» **Required work**
Retype the material below. Keep every word exactly as it is.

» **Recorded information**
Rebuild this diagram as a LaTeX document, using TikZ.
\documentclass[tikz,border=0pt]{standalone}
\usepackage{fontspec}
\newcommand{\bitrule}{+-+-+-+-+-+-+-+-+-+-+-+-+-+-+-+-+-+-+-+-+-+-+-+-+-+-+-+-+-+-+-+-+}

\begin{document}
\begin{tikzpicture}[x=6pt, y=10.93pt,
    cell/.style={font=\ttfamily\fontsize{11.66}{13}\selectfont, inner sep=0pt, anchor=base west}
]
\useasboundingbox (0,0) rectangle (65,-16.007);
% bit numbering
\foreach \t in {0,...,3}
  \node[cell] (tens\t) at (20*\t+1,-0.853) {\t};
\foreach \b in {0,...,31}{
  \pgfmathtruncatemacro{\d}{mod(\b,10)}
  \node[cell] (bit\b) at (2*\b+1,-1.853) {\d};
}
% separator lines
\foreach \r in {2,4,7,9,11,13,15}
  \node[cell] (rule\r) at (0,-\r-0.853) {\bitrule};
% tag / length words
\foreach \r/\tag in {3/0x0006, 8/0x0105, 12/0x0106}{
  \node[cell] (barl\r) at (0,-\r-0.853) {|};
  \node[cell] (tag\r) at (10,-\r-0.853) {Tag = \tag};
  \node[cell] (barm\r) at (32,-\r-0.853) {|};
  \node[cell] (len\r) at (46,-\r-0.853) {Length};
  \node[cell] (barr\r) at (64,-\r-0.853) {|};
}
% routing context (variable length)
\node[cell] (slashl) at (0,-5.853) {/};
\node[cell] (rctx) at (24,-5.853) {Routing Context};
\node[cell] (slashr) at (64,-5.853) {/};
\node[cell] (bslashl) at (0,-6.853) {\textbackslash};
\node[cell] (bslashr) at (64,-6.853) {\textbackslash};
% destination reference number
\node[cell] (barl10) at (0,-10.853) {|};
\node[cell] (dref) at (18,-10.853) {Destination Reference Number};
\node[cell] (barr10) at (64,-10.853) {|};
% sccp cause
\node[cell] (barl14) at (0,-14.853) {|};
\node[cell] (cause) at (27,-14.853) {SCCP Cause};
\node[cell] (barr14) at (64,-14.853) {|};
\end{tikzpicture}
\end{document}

» **Answer to the task**
Rebuild this diagram as a LaTeX document, using TikZ.
\documentclass[tikz,border=0pt]{standalone}
\usepackage{fontspec}
\newcommand{\bitrule}{+-+-+-+-+-+-+-+-+-+-+-+-+-+-+-+-+-+-+-+-+-+-+-+-+-+-+-+-+-+-+-+-+}

\begin{document}
\begin{tikzpicture}[x=6pt, y=10.93pt,
    cell/.style={font=\ttfamily\fontsize{11.66}{13}\selectfont, inner sep=0pt, anchor=base west}
]
\useasboundingbox (0,0) rectangle (65,-16.007);
% bit numbering
\foreach \t in {0,...,3}
  \node[cell] (tens\t) at (20*\t+1,-0.853) {\t};
\foreach \b in {0,...,31}{
  \pgfmathtruncatemacro{\d}{mod(\b,10)}
  \node[cell] (bit\b) at (2*\b+1,-1.853) {\d};
}
% separator lines
\foreach \r in {2,4,7,9,11,13,15}
  \node[cell] (rule\r) at (0,-\r-0.853) {\bitrule};
% tag / length words
\foreach \r/\tag in {3/0x0006, 8/0x0105, 12/0x0106}{
  \node[cell] (barl\r) at (0,-\r-0.853) {|};
  \node[cell] (tag\r) at (10,-\r-0.853) {Tag = \tag};
  \node[cell] (barm\r) at (32,-\r-0.853) {|};
  \node[cell] (len\r) at (46,-\r-0.853) {Length};
  \node[cell] (barr\r) at (64,-\r-0.853) {|};
}
% routing context (variable length)
\node[cell] (slashl) at (0,-5.853) {/};
\node[cell] (rctx) at (24,-5.853) {Routing Context};
\node[cell] (slashr) at (64,-5.853) {/};
\node[cell] (bslashl) at (0,-6.853) {\textbackslash};
\node[cell] (bslashr) at (64,-6.853) {\textbackslash};
% destination reference number
\node[cell] (barl10) at (0,-10.853) {|};
\node[cell] (dref) at (18,-10.853) {Destination Reference Number};
\node[cell] (barr10) at (64,-10.853) {|};
% sccp cause
\node[cell] (barl14) at (0,-14.853) {|};
\node[cell] (cause) at (27,-14.853) {SCCP Cause};
\node[cell] (barr14) at (64,-14.853) {|};
\end{tikzpicture}
\end{document}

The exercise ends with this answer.